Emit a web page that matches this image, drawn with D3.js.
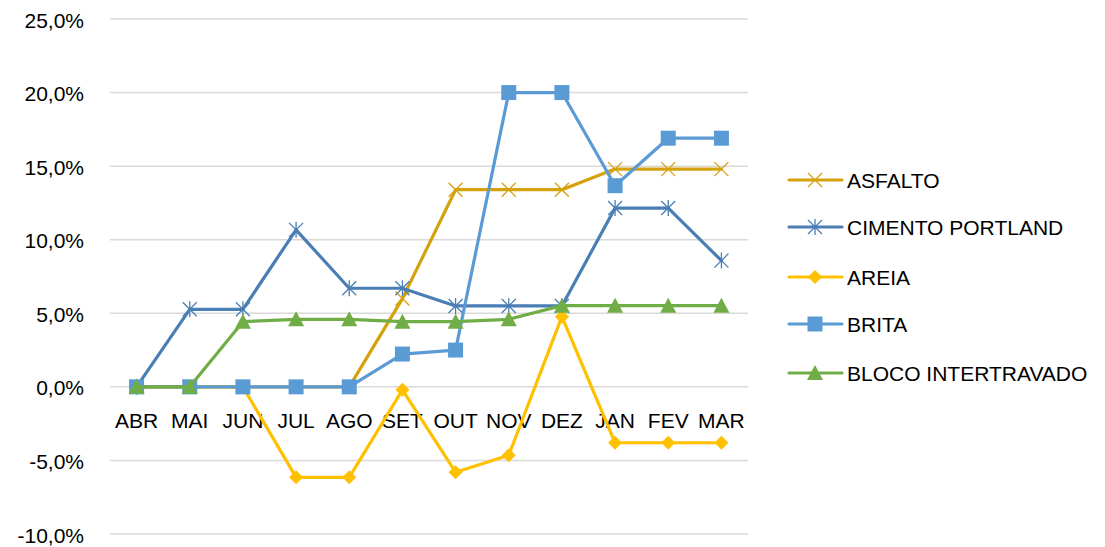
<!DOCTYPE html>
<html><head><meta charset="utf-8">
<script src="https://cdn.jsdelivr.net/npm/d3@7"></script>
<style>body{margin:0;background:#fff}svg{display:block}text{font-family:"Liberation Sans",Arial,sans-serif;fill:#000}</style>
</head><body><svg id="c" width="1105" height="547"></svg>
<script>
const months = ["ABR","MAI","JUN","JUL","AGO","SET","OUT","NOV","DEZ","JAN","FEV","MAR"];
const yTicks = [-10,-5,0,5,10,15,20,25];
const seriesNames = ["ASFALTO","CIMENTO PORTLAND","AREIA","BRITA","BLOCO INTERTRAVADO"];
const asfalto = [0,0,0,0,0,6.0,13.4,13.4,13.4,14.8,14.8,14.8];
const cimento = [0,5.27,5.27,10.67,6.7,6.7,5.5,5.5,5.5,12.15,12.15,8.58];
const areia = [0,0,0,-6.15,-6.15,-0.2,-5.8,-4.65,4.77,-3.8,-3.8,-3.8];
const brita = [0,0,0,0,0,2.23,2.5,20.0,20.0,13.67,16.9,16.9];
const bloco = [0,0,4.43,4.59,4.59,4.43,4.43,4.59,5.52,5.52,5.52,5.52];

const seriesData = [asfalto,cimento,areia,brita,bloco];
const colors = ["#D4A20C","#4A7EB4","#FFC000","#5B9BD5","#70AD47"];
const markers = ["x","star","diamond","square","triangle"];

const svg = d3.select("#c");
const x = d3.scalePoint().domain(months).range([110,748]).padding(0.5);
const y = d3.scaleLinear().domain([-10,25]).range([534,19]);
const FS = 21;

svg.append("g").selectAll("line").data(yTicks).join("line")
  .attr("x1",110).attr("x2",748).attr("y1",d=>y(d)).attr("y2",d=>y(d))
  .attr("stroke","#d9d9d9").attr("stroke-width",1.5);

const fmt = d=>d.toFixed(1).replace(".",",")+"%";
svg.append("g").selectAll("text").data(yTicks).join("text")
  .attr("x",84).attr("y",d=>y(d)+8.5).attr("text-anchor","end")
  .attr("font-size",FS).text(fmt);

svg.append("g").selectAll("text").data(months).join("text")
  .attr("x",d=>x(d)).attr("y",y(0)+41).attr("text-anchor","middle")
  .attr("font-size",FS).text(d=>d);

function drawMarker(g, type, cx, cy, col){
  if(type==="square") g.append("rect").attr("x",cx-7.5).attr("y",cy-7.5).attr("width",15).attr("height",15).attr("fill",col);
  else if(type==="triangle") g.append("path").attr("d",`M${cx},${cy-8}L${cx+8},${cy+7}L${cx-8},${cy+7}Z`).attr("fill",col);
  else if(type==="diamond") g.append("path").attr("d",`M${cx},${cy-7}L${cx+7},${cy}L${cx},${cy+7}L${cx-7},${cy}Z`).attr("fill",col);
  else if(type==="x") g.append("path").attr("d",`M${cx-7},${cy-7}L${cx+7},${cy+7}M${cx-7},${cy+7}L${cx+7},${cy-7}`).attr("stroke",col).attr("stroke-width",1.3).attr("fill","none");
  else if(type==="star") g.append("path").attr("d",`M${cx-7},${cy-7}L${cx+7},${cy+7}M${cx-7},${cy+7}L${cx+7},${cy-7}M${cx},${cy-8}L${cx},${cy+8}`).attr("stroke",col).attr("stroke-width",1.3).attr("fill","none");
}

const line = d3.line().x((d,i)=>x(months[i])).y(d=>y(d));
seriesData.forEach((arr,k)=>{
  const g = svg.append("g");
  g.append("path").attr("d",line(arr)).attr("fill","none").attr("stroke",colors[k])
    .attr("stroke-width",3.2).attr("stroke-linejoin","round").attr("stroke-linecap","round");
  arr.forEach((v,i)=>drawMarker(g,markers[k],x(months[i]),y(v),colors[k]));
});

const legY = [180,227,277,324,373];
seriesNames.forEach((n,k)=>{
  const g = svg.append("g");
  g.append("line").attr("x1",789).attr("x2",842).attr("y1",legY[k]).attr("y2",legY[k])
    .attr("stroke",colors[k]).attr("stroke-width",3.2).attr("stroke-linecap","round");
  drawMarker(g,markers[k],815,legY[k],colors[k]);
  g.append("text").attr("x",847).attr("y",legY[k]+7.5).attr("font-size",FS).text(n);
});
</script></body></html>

--------

* _EXERCISE_
Repeat the data exactly, dropping every picture it holds.

* _FINAL ANSWER_
Emit a web page that matches this image, drawn with D3.js.
<!DOCTYPE html>
<html><head><meta charset="utf-8">
<script src="https://cdn.jsdelivr.net/npm/d3@7"></script>
<style>body{margin:0;background:#fff}svg{display:block}text{font-family:"Liberation Sans",Arial,sans-serif;fill:#000}</style>
</head><body><svg id="c" width="1105" height="547"></svg>
<script>
const months = ["ABR","MAI","JUN","JUL","AGO","SET","OUT","NOV","DEZ","JAN","FEV","MAR"];
const yTicks = [-10,-5,0,5,10,15,20,25];
const seriesNames = ["ASFALTO","CIMENTO PORTLAND","AREIA","BRITA","BLOCO INTERTRAVADO"];
const asfalto = [0,0,0,0,0,6.0,13.4,13.4,13.4,14.8,14.8,14.8];
const cimento = [0,5.27,5.27,10.67,6.7,6.7,5.5,5.5,5.5,12.15,12.15,8.58];
const areia = [0,0,0,-6.15,-6.15,-0.2,-5.8,-4.65,4.77,-3.8,-3.8,-3.8];
const brita = [0,0,0,0,0,2.23,2.5,20.0,20.0,13.67,16.9,16.9];
const bloco = [0,0,4.43,4.59,4.59,4.43,4.43,4.59,5.52,5.52,5.52,5.52];

const seriesData = [asfalto,cimento,areia,brita,bloco];
const colors = ["#D4A20C","#4A7EB4","#FFC000","#5B9BD5","#70AD47"];
const markers = ["x","star","diamond","square","triangle"];

const svg = d3.select("#c");
const x = d3.scalePoint().domain(months).range([110,748]).padding(0.5);
const y = d3.scaleLinear().domain([-10,25]).range([534,19]);
const FS = 21;

svg.append("g").selectAll("line").data(yTicks).join("line")
  .attr("x1",110).attr("x2",748).attr("y1",d=>y(d)).attr("y2",d=>y(d))
  .attr("stroke","#d9d9d9").attr("stroke-width",1.5);

const fmt = d=>d.toFixed(1).replace(".",",")+"%";
svg.append("g").selectAll("text").data(yTicks).join("text")
  .attr("x",84).attr("y",d=>y(d)+8.5).attr("text-anchor","end")
  .attr("font-size",FS).text(fmt);

svg.append("g").selectAll("text").data(months).join("text")
  .attr("x",d=>x(d)).attr("y",y(0)+41).attr("text-anchor","middle")
  .attr("font-size",FS).text(d=>d);

function drawMarker(g, type, cx, cy, col){
  if(type==="square") g.append("rect").attr("x",cx-7.5).attr("y",cy-7.5).attr("width",15).attr("height",15).attr("fill",col);
  else if(type==="triangle") g.append("path").attr("d",`M${cx},${cy-8}L${cx+8},${cy+7}L${cx-8},${cy+7}Z`).attr("fill",col);
  else if(type==="diamond") g.append("path").attr("d",`M${cx},${cy-7}L${cx+7},${cy}L${cx},${cy+7}L${cx-7},${cy}Z`).attr("fill",col);
  else if(type==="x") g.append("path").attr("d",`M${cx-7},${cy-7}L${cx+7},${cy+7}M${cx-7},${cy+7}L${cx+7},${cy-7}`).attr("stroke",col).attr("stroke-width",1.3).attr("fill","none");
  else if(type==="star") g.append("path").attr("d",`M${cx-7},${cy-7}L${cx+7},${cy+7}M${cx-7},${cy+7}L${cx+7},${cy-7}M${cx},${cy-8}L${cx},${cy+8}`).attr("stroke",col).attr("stroke-width",1.3).attr("fill","none");
}

const line = d3.line().x((d,i)=>x(months[i])).y(d=>y(d));
seriesData.forEach((arr,k)=>{
  const g = svg.append("g");
  g.append("path").attr("d",line(arr)).attr("fill","none").attr("stroke",colors[k])
    .attr("stroke-width",3.2).attr("stroke-linejoin","round").attr("stroke-linecap","round");
  arr.forEach((v,i)=>drawMarker(g,markers[k],x(months[i]),y(v),colors[k]));
});

const legY = [180,227,277,324,373];
seriesNames.forEach((n,k)=>{
  const g = svg.append("g");
  g.append("line").attr("x1",789).attr("x2",842).attr("y1",legY[k]).attr("y2",legY[k])
    .attr("stroke",colors[k]).attr("stroke-width",3.2).attr("stroke-linecap","round");
  drawMarker(g,markers[k],815,legY[k],colors[k]);
  g.append("text").attr("x",847).attr("y",legY[k]+7.5).attr("font-size",FS).text(n);
});
</script></body></html>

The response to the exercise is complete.